Test drive: Saab 9-3 EcoPower

12 February 2010

Saab 9-3 EcoPower Turbo EditionSwedish brand Saab seems to have a future again, courtesy of Dutch sports car maker Spyker, which has agreed to buy the firm from current parent General Motors after some protracted boardroom bean counting.

What are the flatlanders getting for their money? We thought we would get a taste by taking a 9-3 EcoPower Turbo Edition saloon for a spin.

The first thing that strikes us, even before we’ve turned a wheel, is that Saab’s legendary quirkiness begins when you pick up the key. The object handed to us when we collected the car didn’t look like a key, it looked like a rubber bottle-opener. The usual serrated metal strip that most keys depend upon to unlock things is hidden away, like a skeleton in a closet, slotted inside this bizarre black object with its central locking buttons . You can tug the metal part free if you need to unlock a door in an emergency, but normal car-starting duties are done by inserting the blunt nose of the rubber bottle-opener into the ignition slot. Which is down beside the handbrake, obviously.

Once on the go, though, things feel less overtly odd. Saab is famous for turbocharged road cars, and there is no mistaking the source of the EcoPower’s ample 180bhp. Power builds markedly with revs, from what feels like quite a low starting point. As a result, overtaking urge can sometimes arrive not quite on cue. You quickly get used to the pause before the punch, though. Once on boost, this is a very rapid car.

So that’s the Power part – what about the Eco?

The engine is a 1.9-litre TTiD - a four-cylinder, twin-turbo diesel, which bestows on the 9-3 a combined-cycle score of 139g/km and 53.3mpg. While not the brightest shade of green on the chart, this is not a bad result for a medium-sized saloon with sporting aspirations.

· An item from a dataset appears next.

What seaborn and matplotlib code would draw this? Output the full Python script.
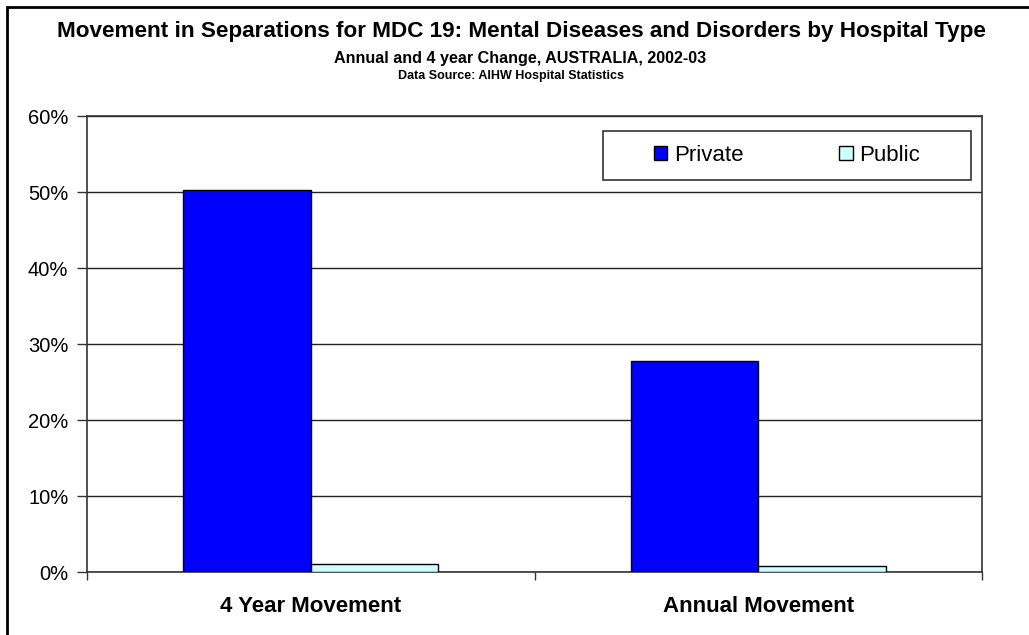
import matplotlib
matplotlib.use("Agg")
import matplotlib.pyplot as plt
import matplotlib.patches as mpatches
from matplotlib.ticker import PercentFormatter, FixedLocator
import seaborn as sns
import pandas as pd

categories = ["4 Year Movement", "Annual Movement"]
series = ["Private", "Public"]
private_vals = [50.2, 27.8]
public_vals = [1.1, 0.8]
colors = {"Private": "#0000FF", "Public": "#CCFFFF"}

title = "Movement in Separations for MDC 19: Mental Diseases and Disorders by Hospital Type"
subtitle = "Annual and 4 year Change, AUSTRALIA, 2002-03"
source = "Data Source: AIHW Hospital Statistics"

df = pd.DataFrame({
    "Category": categories * 2,
    "Type": ["Private"] * len(categories) + ["Public"] * len(categories),
    "Value": private_vals + public_vals,
})

sns.set_style("white")
plt.rcParams["font.family"] = ["Liberation Sans", "DejaVu Sans"]
plt.rcParams["text.color"] = "black"
plt.rcParams["xtick.color"] = "black"
plt.rcParams["ytick.color"] = "black"

W, H = 1029, 635
fig = plt.figure(figsize=(W / 100, H / 100), dpi=100)
ax = fig.add_axes([87 / W, 1 - 572 / H, (982 - 87) / W, (572 - 116) / H])

sns.barplot(data=df, x="Category", y="Value", hue="Type", order=categories,
            hue_order=series, palette=colors, saturation=1, width=0.57,
            edgecolor="black", linewidth=1.0, ax=ax, legend=False, zorder=3)

ax.set_ylim(0, 60)
ax.set_xlim(-0.5, 1.5)
ax.yaxis.set_major_locator(FixedLocator([0, 10, 20, 30, 40, 50, 60]))
ax.yaxis.set_major_formatter(PercentFormatter(decimals=0))
ax.grid(axis="y", color="#222222", linewidth=1.0, zorder=0)
ax.set_axisbelow(True)
ax.set_xlabel("")
ax.set_ylabel("")

for s in ax.spines.values():
    s.set_color("#333333")
    s.set_linewidth(1.2)
    s.set_visible(True)

ax.tick_params(axis="y", which="major", direction="out", length=7, width=1,
               color="#333333", labelcolor="black", labelsize=14.5, pad=6.5, left=True)
ax.tick_params(axis="x", which="major", length=0, labelsize=16, pad=17.5,
               labelcolor="black")
ax.set_xticks([-0.5, 0.5, 1.5], minor=True)
ax.tick_params(axis="x", which="minor", direction="out", length=6, width=1,
               color="#333333", bottom=True)
for lab in ax.get_xticklabels():
    lab.set_fontweight("bold")

# Legend box
bx0, bx1, by0, by1 = 603, 971, 131, 180
box = mpatches.Rectangle((bx0 / W, 1 - by1 / H), (bx1 - bx0) / W, (by1 - by0) / H,
                         transform=fig.transFigure, facecolor="white",
                         edgecolor="#333333", linewidth=1.2, zorder=5)
fig.add_artist(box)
handles = [mpatches.Patch(facecolor=colors[s], edgecolor="black", linewidth=1.0, label=s)
           for s in series]
leg = fig.legend(handles=handles, loc="center", ncol=2, frameon=False,
                 bbox_to_anchor=((bx0 + bx1) / 2 / W, 1 - (by0 + by1) / 2 / H),
                 fontsize=16, handlelength=0.62, handleheight=0.62,
                 handletextpad=0.3, columnspacing=4.3)
leg.set_zorder(6)

fig.text(521 / W, 1 - 31 / H, title, ha="center", va="center", fontsize=16.2, fontweight="bold")
fig.text(520 / W, 1 - 58 / H, subtitle, ha="center", va="center", fontsize=11.6, fontweight="bold")
fig.text(511 / W, 1 - 76 / H, source, ha="center", va="center", fontsize=9, fontweight="bold")

border = mpatches.Rectangle((7 / W, -0.2), 1.2, 1 - 7 / H + 0.2,
                            transform=fig.transFigure, facecolor="none",
                            edgecolor="black", linewidth=2, clip_on=False)
fig.add_artist(border)

fig.savefig("out.png", dpi=100, facecolor="white")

The engine sounds are unmistakeably diesel, particularly on startup, and with 400Nm on tap the car feels like a diesel too. Actually, it feels most persuasively and unmistakeably like a diesel when you floor the throttle at 50 in fifth, and the roof panel hums and vibrates in tune with the engine as it shudders like a Routemaster bus.

Treat the engine with more compassion, though, and its better side shines through. We found the car very driveable and even a little chuckable. Despite all that torque we never felt any torque steer, and you can hustle along quite quickly on B-roads. The steering is just about up to the job in terms of feel and feedback, while the brakes are slightly more communicative and very effective. You won’t mistake it for a BMW, but equally it feels a very large cut above the Vauxhall Vectra on which it was based.

Saab 9-3 EcoPower interiorWe aren’t especially keen on the car’s looks – the fussy nose seems (and is) grafted on, failing to match the unadorned slab sides. And inside it’s an equally unsorted bag – great visibility, lovely leather seats, quality materials, questionable design and very dodgy details. The dash looks dated, the fussy handbrake is ill-conceived, the gearbox has a throw like a rowing boat, and the control stalks seem to have been made from the same type of plastic used to form the trays for microwave meals.

Despite the above, we couldn’t help liking the car quite a lot.

You can buy a brand new 9-3 EcoPower Turbo Edition from £18,995 – take along your haggling hat and you can probably lop off a fair few quid, given the marque’s current precarious position. The approved used sticker prices are laughable, and you won’t find many private sellers, but again, haggle hard and there will be distinct bargains to be had.

You will need to drive it till it falls apart, mind. The terms "residual value" and "Saab" can only hang together in a sentence when accompanied by adjectives like terrible, awful, or dismal. Whatever happens to Saab going forward, new broom Spyker is not going to sweep away that issue in the foreseeable future.